There's a t-shirt around that says something like, "I thought this was the future--where's my jetpack?" The future has turned out to be a bit of a dud. Certainly, for most of our lives, the year 2000 or 2001 sounded like it ought to be a very futuristic future--and here it is on the verge of 2007! They promised us telephones on which we would see the person we were talking to, and that's at least more or less possible, though just as we thought, it's not really desirable much of the time. And they promised us robots that would do all the housework. But unless you have a roomba, that's not happening, and probably never will. I mean, ok, in a sense, dishwashers (if you have one!) and washing machines, from the point of view of a woman in 1900, would be a form of robot. But if there's going to be a real robot, it will need to be able to tidy up the house, put away left-0vers, and make the bed. Nope, I don't see that in my lifetime, if ever.
And then there's the jetpack--instead we get traffic jams, 10 speed-bikes but no place safe to ride them, and a few oddballs with Segways. Segway is an answer to a question on one was asking. ("Gee, if only I could stand up and move forward, only a little faster than walking." How is this thousands of dollars better than a wheelchair or a scooter or a bicycle?)
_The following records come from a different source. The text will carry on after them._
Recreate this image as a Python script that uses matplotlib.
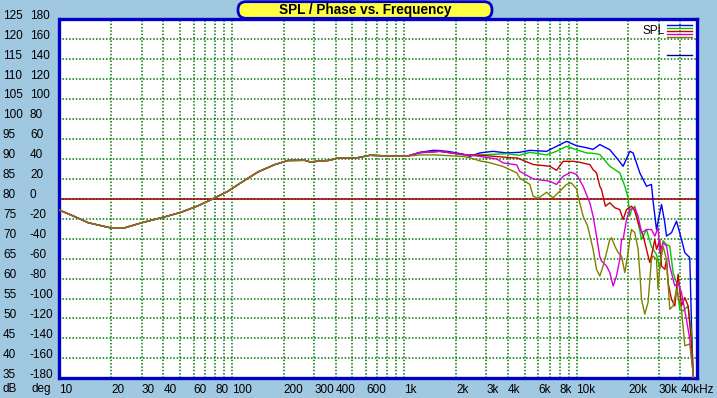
import matplotlib
matplotlib.use("Agg")
import matplotlib.pyplot as plt
from matplotlib.patches import FancyBboxPatch
from matplotlib.transforms import IdentityTransform, blended_transform_factory

plt.rcParams['font.family'] = ['Liberation Sans', 'DejaVu Sans']

# common low-frequency part (all curves overlap here)
freq_low = [10, 12.3, 14.7, 19.6, 24, 30, 41, 51, 64, 76, 95, 114, 142, 178,
            212, 265, 284, 371, 414, 529, 632, 826, 1032]
spl_low = [77.15, 75.5, 74.0, 72.75, 72.75, 74.0, 75.5, 76.65, 78.3, 79.8, 81.9,
           84.15, 86.75, 88.6, 89.6, 89.65, 89.25, 89.65, 90.3, 90.25, 90.9,
           90.75, 90.65]

freq_blue = [1234, 1473, 1613, 1841, 2199, 2404, 2750, 3274, 3926, 4673, 5358,
             6700, 7650, 8750, 10000, 11430, 12480, 13650, 15600, 17430, 18630,
             20380, 21290, 23290, 25460, 27210, 27810, 29110, 31120, 32520,
             33270, 35560, 38020, 40640, 42500, 45400, 46400, 47400, 50000]
spl_blue = [91.65, 92.15, 92.1, 91.8, 91.2, 90.65, 91.5, 91.9, 91.5, 91.65,
            92.15, 91.9, 93.15, 94.4, 93.3, 92.8, 92.4, 93.6, 92.3, 89.8, 88.15,
            91.9, 91.5, 86.5, 83.15, 83.6, 79.4, 72.3, 78.6, 74.0, 70.65, 71.5,
            74.4, 69.8, 66.5, 65.25, 49.0, 36.5, 10]

freq_green = [1234, 1613, 2199, 2750, 3926, 4673, 5358, 6700, 7650, 8750, 10000,
              11430, 12480, 13650, 15600, 17830, 19060, 19920, 20380, 20830,
              21780, 22770, 23830, 25460, 27210, 29110, 30420, 31770, 33270,
              34760, 36330, 38020, 39720, 41500, 44400, 46400, 47400, 50000]
spl_green = [91.5, 91.9, 91.0, 91.0, 91.3, 90.9, 91.65, 91.0, 91.9, 93.15, 92.3,
             91.5, 91.4, 91.1, 88.15, 86.5, 83.15, 80.25, 75.65, 77.3, 78.15,
             74.0, 69.8, 72.3, 68.0, 66.0, 62.5, 69.5, 68.5, 68.15, 61.5, 59.0,
             52.3, 51.9, 53.15, 46.6, 36.5, 10]

freq_red = [1234, 1613, 2199, 2750, 3100, 4300, 4520, 5600, 7000, 7650, 8360,
            9550, 10450, 11430, 11940, 12480, 13060, 13650, 13960, 14700, 15600,
            16680, 17830, 18630, 19500, 20830, 21780, 22770, 24400, 25460,
            26610, 27210, 28470, 29110, 30420, 31120, 32520, 33270, 33970,
            35560, 37170, 38840, 40640, 42500, 44400, 46400, 47400, 50000]
spl_red = [91.6, 91.9, 91.1, 90.9, 90.75, 90.25, 90.25, 88.6, 88.15, 87.15, 89.4,
           89.4, 89.15, 88.75, 88.6, 87.3, 86.5, 83.15, 82.3, 78.15, 79.0, 77.75,
           77.3, 74.8, 77.3, 78.15, 76.9, 74.0, 70.65, 67.3, 64.0, 65.65, 69.8,
           67.3, 69.8, 63.15, 62.3, 64.8, 59.0, 54.8, 53.15, 61.1, 53.15, 55.25,
           53.15, 44.0, 36.5, 10]

freq_magenta = [1234, 1613, 2199, 2750, 2873, 3436, 3750, 4500, 4673, 5600,
                7000, 7650, 8360, 9300, 10000, 10920, 11940, 12480, 13060, 13650,
                13960, 14930, 15600, 16300, 17060, 17830, 18240, 18630, 19500,
                20380, 21780, 22770, 23830, 25460, 27210, 28470, 29720, 30420,
                31770, 33270, 34760, 37170, 38840, 40640, 43400, 45400, 47400,
                50000]
spl_magenta = [91.6, 91.9, 91.1, 90.65, 90.5, 90.0, 89.0, 88.5, 86.9, 85.0,
               84.4, 83.6, 85.65, 86.65, 86.1, 83.15, 79.0, 75.65, 70.65, 65.5,
               64.4, 63.15, 61.5, 58.15, 60.65, 64.8, 69.8, 69.8, 74.8, 77.3,
               77.75, 75.65, 71.5, 72.3, 72.3, 70.65, 72.75, 66.5, 69.0, 68.15,
               63.15, 58.15, 59.0, 56.5, 49.8, 44.8, 36.5, 10]

freq_olive = [1234, 1500, 1841, 2199, 2404, 2750, 3100, 3750, 4500, 4673, 5358,
              5600, 5990, 6700, 7310, 8360, 8750, 9300, 10000, 10210, 10920,
              11600, 12480, 13060, 13650, 14260, 14930, 15600, 15960, 16680,
              17430, 18240, 19060, 19920, 20380, 20830, 21780, 22770, 23290,
              23830, 24880, 26000, 27210, 27810, 29110, 29720, 30420, 31770,
              33270, 34760, 36330, 38020, 40640, 42500, 45400, 47400, 50000]
spl_olive = [91.0, 91.0, 90.8, 90.6, 90.3, 89.5, 89.1, 88.1, 86.5, 85.25, 83.6,
             80.65, 80.1, 81.65, 80.25, 82.75, 83.6, 84.0, 82.5, 80.65, 75.65,
             73.15, 67.3, 62.3, 60.65, 63.15, 66.5, 69.8, 70.25, 68.15, 66.5,
             65.65, 61.5, 66.5, 69.8, 72.3, 71.5, 67.3, 61.5, 54.8, 51.1, 54.0,
             64.8, 65.65, 64.8, 57.3, 63.15, 68.15, 64.8, 52.3, 53.15, 57.3,
             52.3, 43.15, 43.6, 36.5, 10]

series = [
    ("blue", freq_blue, spl_blue, "#0000ff"),
    ("green", freq_green, spl_green, "#00c800"),
    ("red", freq_red, spl_red, "#c80000"),
    ("magenta", freq_magenta, spl_magenta, "#d800d8"),
    ("olive", freq_olive, spl_olive, "#808000"),
]

x_labeled = [10, 20, 30, 40, 60, 80, 100, 200, 300, 400, 600, 1000, 2000, 3000,
             4000, 6000, 8000, 10000, 20000, 30000, 40000]
x_labels = ["10", "20", "30", "40", "60", "80", "100", "200", "300", "400",
            "600", "1k", "2k", "3k", "4k", "6k", "8k", "10k", "20k", "30k",
            "40kHz"]
db_ticks = list(range(125, 34, -5))
deg_ticks = list(range(180, -181, -20))

W, H = 717, 398
bg = "#a0c8e0"
fig = plt.figure(figsize=(W / 100, H / 100), dpi=100, facecolor=bg)
ax = fig.add_axes([59.5 / W, 1 - 378.3 / H, 637.5 / W, 359 / H])
ax.set_facecolor("white")
ax.set_xscale("log")
ax.set_xlim(10, 50000)
ax.set_ylim(35, 125)

# grid: every 1..9 per decade, every 5 dB
minor = [m * 10 ** d for d in range(1, 5) for m in range(1, 10)
         if m * 10 ** d not in x_labeled and m * 10 ** d < 50000]
ax.set_xticks(x_labeled, x_labels)
ax.set_xticks(minor, minor=True)
ax.set_yticks(db_ticks[1:-1])
ax.set_yticklabels([])
ax.tick_params(axis="both", which="both", length=0)
ax.tick_params(axis="x", pad=4, labelsize=8.5)
for lbl in ax.get_xticklabels():
    lbl.set_ha("left")
ax.grid(True, which="both", color="#007800", linestyle=(0, (1, 1.2)),
        linewidth=1.1)
ax.axhline(80, color="#a00000", linewidth=1.1, zorder=2)

for name, f, s, c in series:
    ax.plot(freq_low + f, spl_low + s, color=c, linewidth=1.0, zorder=3)

for sp in ax.spines.values():
    sp.set_color("#0000c8")
    sp.set_linewidth(2.4)

# left value columns
trans = blended_transform_factory(fig.transFigure, ax.transData)
for db, deg in zip(db_ticks, deg_ticks):
    ax.text(3 / W, db + 0.9, str(db), transform=trans, fontsize=8.5,
            va="center", ha="left", clip_on=False)
    ax.text(30 / W, db + 0.9, str(deg), transform=trans, fontsize=8.5,
            va="center", ha="left", clip_on=False)
fig.text(3 / W, 1 - 389 / H, "dB", fontsize=8.5, va="center", ha="left")
fig.text(31 / W, 1 - 389 / H, "deg", fontsize=8.5, va="center", ha="left")

# legend
ax.text(0.9486, 0.9666, "SPL", transform=ax.transAxes, fontsize=8.5,
        ha="right", va="center")
for i, (name, f, s, c) in enumerate(series):
    yy = 0.983 - i * 0.00835
    ax.plot([0.9525, 0.9917], [yy, yy], transform=ax.transAxes, color=c,
            linewidth=1.0, zorder=4)
ax.plot([0.9525, 0.9917], [0.9006, 0.9006], transform=ax.transAxes,
        color="#0000a0", linewidth=1.0, zorder=4)

# title box
box = FancyBboxPatch((238, H - 18.3), 254, 16.6,
                     boxstyle="round,pad=0,rounding_size=8",
                     transform=IdentityTransform(), facecolor="#ffff40",
                     edgecolor="#0000c8", linewidth=2.0, zorder=5)
fig.patches.append(box)
fig.text(365 / W, 1 - 10 / H, "SPL / Phase vs. Frequency", fontsize=9.8,
         fontweight="bold", ha="center", va="center", zorder=6)

fig.savefig("out.png", dpi=100, facecolor=bg)
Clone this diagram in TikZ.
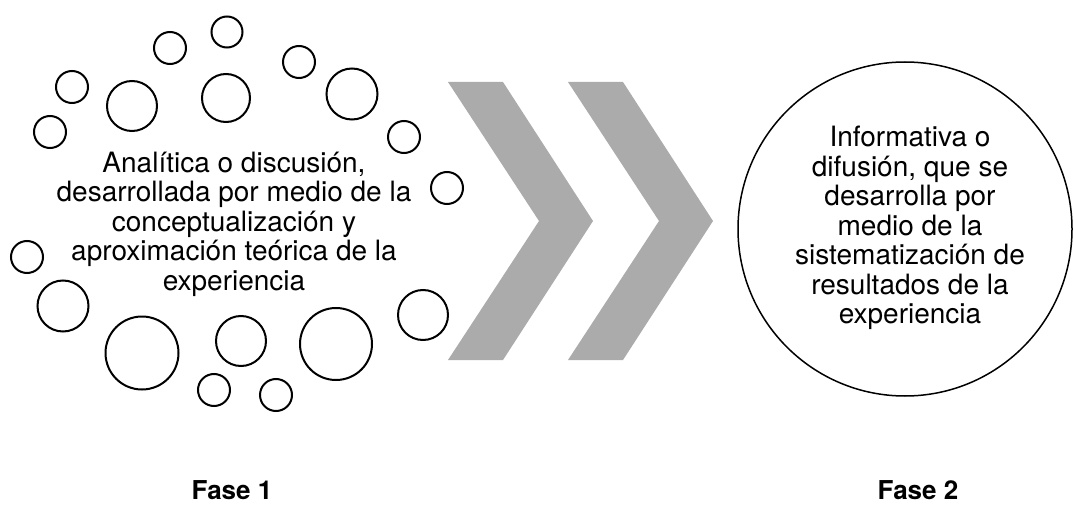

But I guess what we never realized about the future is that the past always comes along for the ride. Houses, for example. We thought the future would have all future-houses. But the world is already rather well-supplied with houses, and they're mostly still here. I live in the sort of house that was being built back when I was dreaming about the future in 5th grade. Where did we think this little 1950s house would go? Except for the computer and the microwave, there's nothing really different about the house I live in now, because it actually is the very same house that people lived in 50 years ago. The same thing is true for cars. Oh, sure, we have airbags and power windows, but if my 5th grade self had seen a 2001 Toyota Sienna, she would not have found it very surprising for a car. And cars from the 70s and 80s still cruise the streets. Ford Thunderbirds look just like the original 50s models once again, thank goodness!
Apart from computers, the pace of change seems to have slowed. From December1903, when the Wright Brothers made their first puny little flight, to July 1969, when man walked on the moon (we think), was a little less than 63 years. From 1969 to 2006 is 37 years, and yet we're still flying in essentially the same airplanes as we had in 1969, and the average person is no closer to going into space than we were in 1969 or 1903 for that matter.
The other evening I was sitting in my chair with an electric lamp brightening the room, listening to the radio and knitting, and I thought to myself, It could be 1936 instead of 2006.
Except if it had been, I wouldn't be able to write about it here and have friends all over the country read it!